5 Foolproof Techniques for Flaky and Tender Pie Crusts

Achieving a flaky and tender pie crust requires attention to detail and a few key techniques. Here are five foolproof techniques to help you create the perfect pie crust:

1. Choose the Right Fat:

The fat you use in your pie crust greatly affects its texture. Both butter and shortening have their merits. Butter adds flavor, while shortening contributes to tenderness. Consider using a combination of both for the best of both worlds.

2. Keep Ingredients Cold:

Cold ingredients are essential for achieving a flaky crust. Chill your fats (butter, shortening) in the fridge until firm, and use ice-cold water. Cold ingredients help prevent the fat from melting too quickly, resulting in layers of flakiness.

3. Minimal Handling:

Overworking the dough can lead to a tough crust. Mix the ingredients until just combined, avoiding excessive kneading. Visible chunks of butter or fat in the dough are a good sign, as they contribute to flakiness.

4. Use the “Pea-Sized” Technique:

When incorporating the fat into the flour, aim for pea-sized clumps of fat coated with flour. This uneven distribution of fat helps create pockets of steam during baking, which contribute to flakiness.

5. Rest and Chill:

After making the dough, let it rest in the refrigerator for at least 30 minutes before rolling it out. This rest allows the flour to fully hydrate and the fats to firm up again. Chilled dough is easier to handle and less likely to shrink during baking.
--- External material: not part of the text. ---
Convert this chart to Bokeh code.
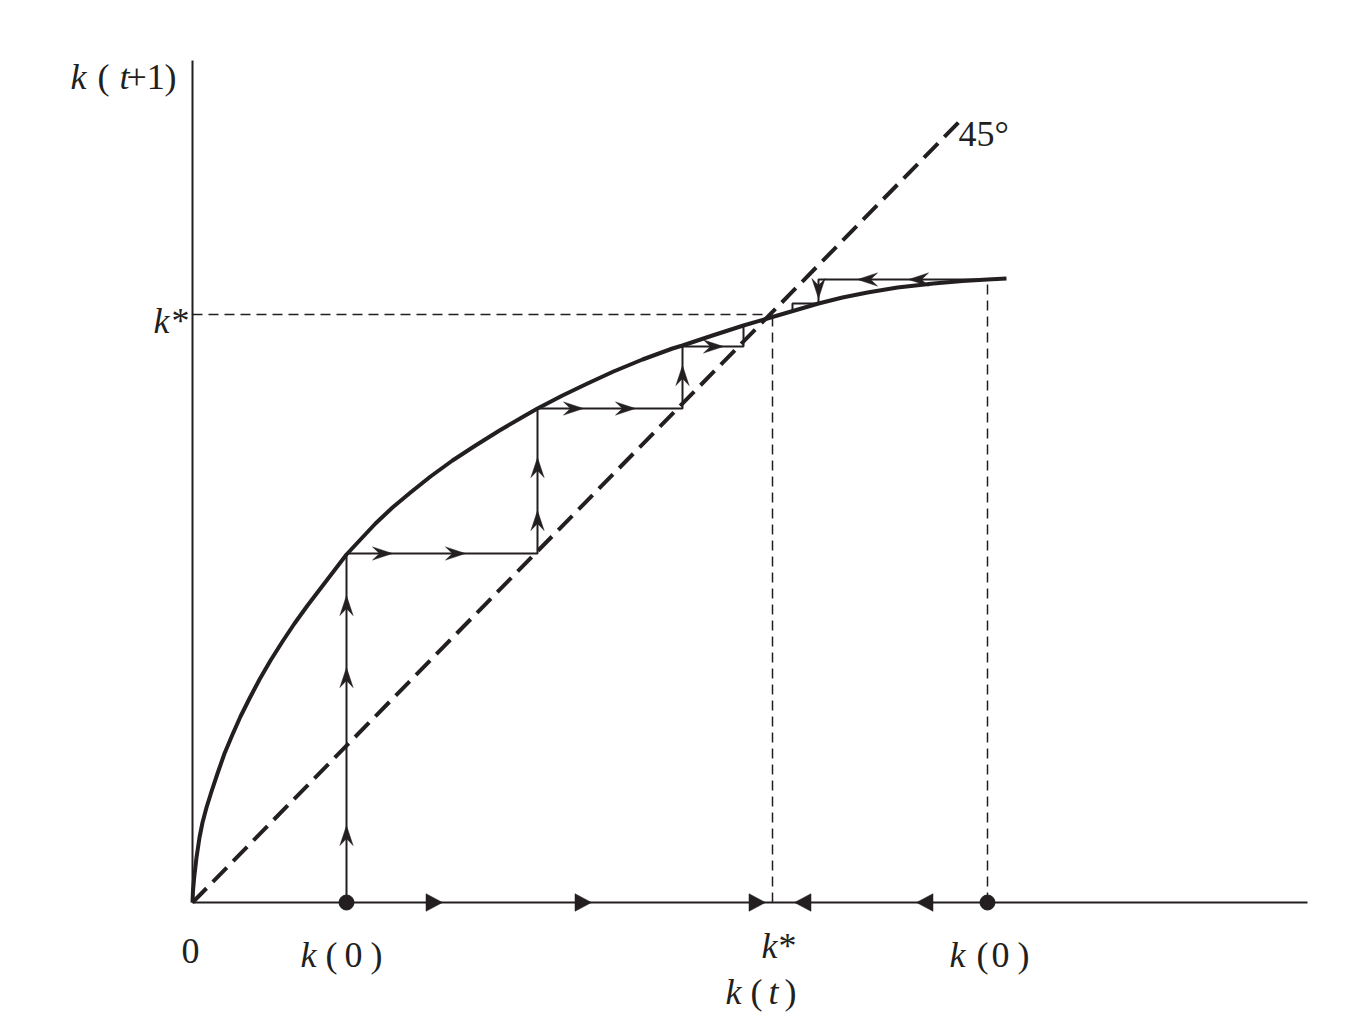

Bonus Tip: Pre-Baking and Blind Baking: For certain pie recipes, like custard-based pies, you may need to pre-bake or blind bake the crust. To do this, line the crust with parchment paper or aluminum foil, and fill it with pie weights or dried beans. This prevents the crust from puffing up and losing its shape. After the edges are set, remove the weights and continue baking until the crust is fully cooked and golden.

Remember that practice makes perfect when it comes to pie crusts. Don’t be discouraged if your first attempts aren’t flawless—each experience will help you refine your technique. Experiment with different fats, hydration levels, and recipes to find the pie crust that suits your taste and baking needs.